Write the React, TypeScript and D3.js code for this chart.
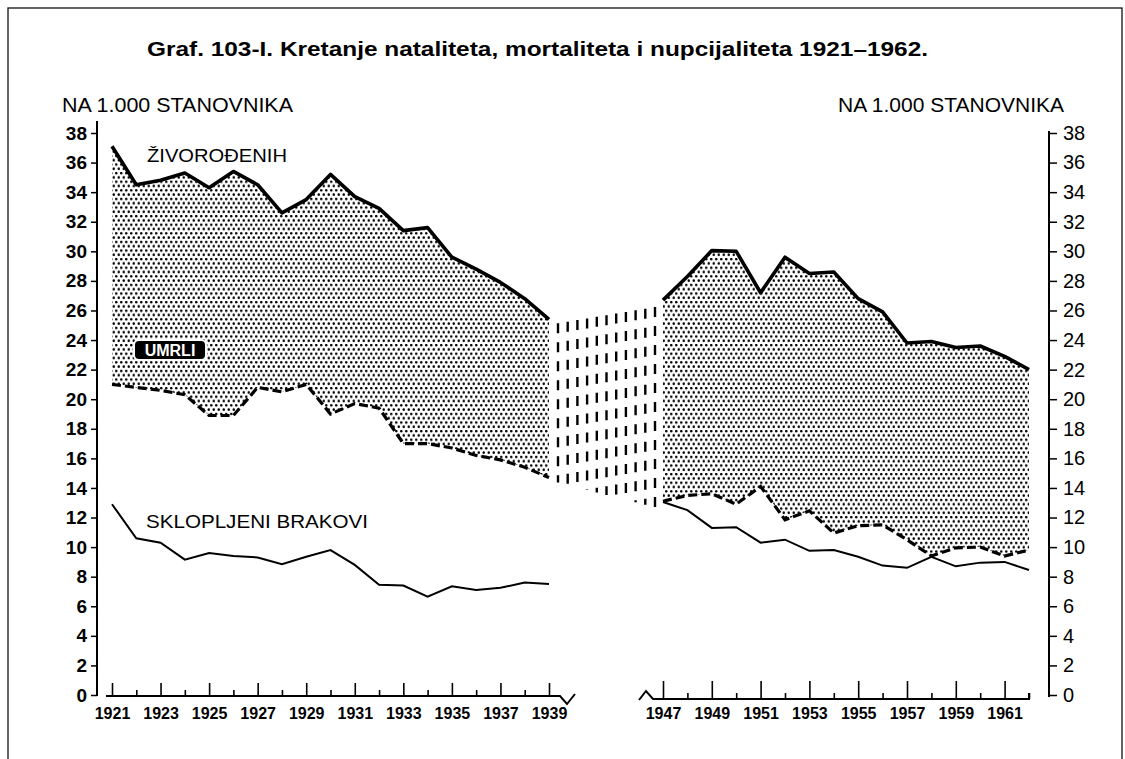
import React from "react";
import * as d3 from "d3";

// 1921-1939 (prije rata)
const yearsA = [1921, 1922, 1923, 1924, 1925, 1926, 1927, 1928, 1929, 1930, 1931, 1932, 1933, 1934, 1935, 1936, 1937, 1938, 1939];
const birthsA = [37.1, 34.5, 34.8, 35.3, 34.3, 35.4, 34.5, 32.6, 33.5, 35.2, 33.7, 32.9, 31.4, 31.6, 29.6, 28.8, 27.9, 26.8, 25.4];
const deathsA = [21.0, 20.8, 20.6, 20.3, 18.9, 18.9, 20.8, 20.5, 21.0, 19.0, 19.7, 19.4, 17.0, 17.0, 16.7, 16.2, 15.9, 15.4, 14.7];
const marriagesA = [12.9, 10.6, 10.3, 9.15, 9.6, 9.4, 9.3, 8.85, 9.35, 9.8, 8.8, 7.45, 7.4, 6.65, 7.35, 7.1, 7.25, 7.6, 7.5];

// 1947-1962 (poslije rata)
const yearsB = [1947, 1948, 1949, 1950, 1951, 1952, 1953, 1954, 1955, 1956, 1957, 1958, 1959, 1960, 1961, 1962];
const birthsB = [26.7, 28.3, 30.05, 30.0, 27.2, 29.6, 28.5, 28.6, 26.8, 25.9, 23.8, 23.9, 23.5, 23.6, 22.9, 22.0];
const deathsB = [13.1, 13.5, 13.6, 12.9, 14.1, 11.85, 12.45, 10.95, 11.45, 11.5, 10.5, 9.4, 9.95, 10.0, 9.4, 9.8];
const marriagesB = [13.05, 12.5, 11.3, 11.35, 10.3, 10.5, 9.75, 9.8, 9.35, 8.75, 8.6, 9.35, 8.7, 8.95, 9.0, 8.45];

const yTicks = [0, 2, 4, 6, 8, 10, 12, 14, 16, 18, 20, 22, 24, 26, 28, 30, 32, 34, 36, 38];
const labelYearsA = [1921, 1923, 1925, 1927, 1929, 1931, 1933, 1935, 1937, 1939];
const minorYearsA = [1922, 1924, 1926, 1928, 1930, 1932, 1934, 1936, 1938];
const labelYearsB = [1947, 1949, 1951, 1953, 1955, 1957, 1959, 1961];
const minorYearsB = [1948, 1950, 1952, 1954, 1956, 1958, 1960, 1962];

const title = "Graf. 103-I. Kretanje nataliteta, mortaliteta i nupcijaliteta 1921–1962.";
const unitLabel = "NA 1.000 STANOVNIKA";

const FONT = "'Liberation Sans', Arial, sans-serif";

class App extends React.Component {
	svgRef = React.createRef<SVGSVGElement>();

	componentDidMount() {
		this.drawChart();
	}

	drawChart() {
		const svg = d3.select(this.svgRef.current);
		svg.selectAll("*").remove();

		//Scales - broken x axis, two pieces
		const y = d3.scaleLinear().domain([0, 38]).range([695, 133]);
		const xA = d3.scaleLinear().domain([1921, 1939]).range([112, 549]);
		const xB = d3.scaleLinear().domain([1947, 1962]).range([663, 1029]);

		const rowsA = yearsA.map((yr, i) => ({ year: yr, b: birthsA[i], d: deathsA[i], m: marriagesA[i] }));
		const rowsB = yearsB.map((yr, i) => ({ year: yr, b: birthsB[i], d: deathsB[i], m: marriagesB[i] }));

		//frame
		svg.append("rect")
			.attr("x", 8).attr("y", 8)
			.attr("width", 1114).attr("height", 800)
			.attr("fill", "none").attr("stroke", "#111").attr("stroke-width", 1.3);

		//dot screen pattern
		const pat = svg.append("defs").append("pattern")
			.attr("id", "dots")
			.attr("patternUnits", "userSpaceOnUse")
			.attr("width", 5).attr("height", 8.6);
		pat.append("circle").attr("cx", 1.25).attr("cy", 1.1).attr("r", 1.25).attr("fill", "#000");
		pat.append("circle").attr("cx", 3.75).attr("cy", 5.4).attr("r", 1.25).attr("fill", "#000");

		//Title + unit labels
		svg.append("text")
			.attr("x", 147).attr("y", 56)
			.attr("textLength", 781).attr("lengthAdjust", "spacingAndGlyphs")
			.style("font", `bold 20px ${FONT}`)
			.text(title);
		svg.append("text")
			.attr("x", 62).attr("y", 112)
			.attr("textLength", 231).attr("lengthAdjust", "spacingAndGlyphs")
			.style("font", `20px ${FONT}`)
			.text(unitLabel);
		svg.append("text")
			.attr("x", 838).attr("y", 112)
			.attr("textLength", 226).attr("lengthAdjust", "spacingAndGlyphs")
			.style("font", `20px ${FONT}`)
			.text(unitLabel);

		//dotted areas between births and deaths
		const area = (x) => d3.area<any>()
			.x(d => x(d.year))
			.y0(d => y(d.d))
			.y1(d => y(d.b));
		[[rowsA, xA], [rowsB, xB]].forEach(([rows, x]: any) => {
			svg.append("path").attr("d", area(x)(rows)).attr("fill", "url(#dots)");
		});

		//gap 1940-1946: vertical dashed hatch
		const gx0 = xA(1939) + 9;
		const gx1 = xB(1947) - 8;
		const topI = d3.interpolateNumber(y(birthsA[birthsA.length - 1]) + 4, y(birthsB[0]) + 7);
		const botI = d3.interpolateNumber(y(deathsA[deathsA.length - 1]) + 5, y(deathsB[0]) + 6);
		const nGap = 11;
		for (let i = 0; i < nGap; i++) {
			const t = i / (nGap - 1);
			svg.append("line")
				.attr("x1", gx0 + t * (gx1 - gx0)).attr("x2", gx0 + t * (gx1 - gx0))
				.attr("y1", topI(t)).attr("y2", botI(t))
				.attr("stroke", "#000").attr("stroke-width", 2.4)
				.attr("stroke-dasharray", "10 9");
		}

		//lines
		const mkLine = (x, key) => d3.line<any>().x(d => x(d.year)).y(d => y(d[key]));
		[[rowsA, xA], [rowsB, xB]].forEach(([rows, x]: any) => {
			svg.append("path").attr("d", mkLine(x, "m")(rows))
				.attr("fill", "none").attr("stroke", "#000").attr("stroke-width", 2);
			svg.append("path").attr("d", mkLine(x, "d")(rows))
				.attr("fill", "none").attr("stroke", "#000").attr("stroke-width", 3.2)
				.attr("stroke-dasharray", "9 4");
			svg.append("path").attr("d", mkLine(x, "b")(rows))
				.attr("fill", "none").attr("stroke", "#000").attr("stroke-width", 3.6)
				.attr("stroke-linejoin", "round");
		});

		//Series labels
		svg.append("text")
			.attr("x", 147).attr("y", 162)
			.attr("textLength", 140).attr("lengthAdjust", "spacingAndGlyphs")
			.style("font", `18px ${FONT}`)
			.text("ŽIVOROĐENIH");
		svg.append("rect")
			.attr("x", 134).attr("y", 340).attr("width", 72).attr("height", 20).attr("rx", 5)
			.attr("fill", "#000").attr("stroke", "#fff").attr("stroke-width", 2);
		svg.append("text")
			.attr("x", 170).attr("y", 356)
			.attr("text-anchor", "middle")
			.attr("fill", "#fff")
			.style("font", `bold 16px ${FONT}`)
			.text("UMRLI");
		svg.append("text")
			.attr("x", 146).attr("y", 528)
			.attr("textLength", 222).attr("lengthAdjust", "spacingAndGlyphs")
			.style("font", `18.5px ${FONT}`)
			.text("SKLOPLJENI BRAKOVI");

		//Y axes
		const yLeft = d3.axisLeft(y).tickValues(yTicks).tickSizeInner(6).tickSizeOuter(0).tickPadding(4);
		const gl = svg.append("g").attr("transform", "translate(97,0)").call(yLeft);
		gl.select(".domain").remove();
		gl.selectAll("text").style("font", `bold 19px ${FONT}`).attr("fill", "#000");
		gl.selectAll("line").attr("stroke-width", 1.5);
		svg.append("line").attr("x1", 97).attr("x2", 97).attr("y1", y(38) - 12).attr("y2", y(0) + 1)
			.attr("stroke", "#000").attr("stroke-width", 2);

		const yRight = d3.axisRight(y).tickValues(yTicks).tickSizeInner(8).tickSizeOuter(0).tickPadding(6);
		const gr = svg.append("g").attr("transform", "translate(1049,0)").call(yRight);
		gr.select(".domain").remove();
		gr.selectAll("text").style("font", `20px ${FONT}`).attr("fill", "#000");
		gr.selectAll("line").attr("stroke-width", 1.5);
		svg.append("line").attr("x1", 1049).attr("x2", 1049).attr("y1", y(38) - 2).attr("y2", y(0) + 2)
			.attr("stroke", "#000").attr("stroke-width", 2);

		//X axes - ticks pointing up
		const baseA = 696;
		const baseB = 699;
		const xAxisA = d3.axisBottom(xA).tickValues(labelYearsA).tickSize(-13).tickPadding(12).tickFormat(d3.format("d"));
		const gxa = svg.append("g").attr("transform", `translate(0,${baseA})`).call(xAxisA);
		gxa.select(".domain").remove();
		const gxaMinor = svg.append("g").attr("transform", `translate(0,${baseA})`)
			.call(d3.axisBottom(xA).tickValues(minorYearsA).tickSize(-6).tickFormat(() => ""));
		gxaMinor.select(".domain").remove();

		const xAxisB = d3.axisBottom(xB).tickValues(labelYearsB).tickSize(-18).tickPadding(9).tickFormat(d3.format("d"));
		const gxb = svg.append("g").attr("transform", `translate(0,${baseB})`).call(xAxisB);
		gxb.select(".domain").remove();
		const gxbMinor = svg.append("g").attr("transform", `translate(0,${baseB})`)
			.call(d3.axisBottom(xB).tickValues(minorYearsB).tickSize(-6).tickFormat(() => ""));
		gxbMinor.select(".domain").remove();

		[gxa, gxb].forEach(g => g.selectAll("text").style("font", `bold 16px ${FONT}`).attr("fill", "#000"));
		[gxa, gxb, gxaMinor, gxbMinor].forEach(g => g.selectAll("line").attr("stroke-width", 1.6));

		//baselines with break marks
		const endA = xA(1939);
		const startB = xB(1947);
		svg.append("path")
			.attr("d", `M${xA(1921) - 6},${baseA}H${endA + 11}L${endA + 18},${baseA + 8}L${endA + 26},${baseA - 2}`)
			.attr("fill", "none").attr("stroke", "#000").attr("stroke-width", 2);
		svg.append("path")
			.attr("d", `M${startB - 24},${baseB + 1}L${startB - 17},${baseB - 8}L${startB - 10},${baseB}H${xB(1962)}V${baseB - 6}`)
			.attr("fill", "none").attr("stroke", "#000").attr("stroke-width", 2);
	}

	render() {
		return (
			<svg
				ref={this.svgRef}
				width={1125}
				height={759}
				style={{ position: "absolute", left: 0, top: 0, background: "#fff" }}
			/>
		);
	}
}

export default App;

◆ ◆ ◆ ◆

**Written problem:** Starting with the first line of the data above and ending with the line containing "import * as", please restate every line exactly, leaving images out.

**Output for this task:**
Write the React, TypeScript and D3.js code for this chart.
import React from "react";
import * as d3 from "d3";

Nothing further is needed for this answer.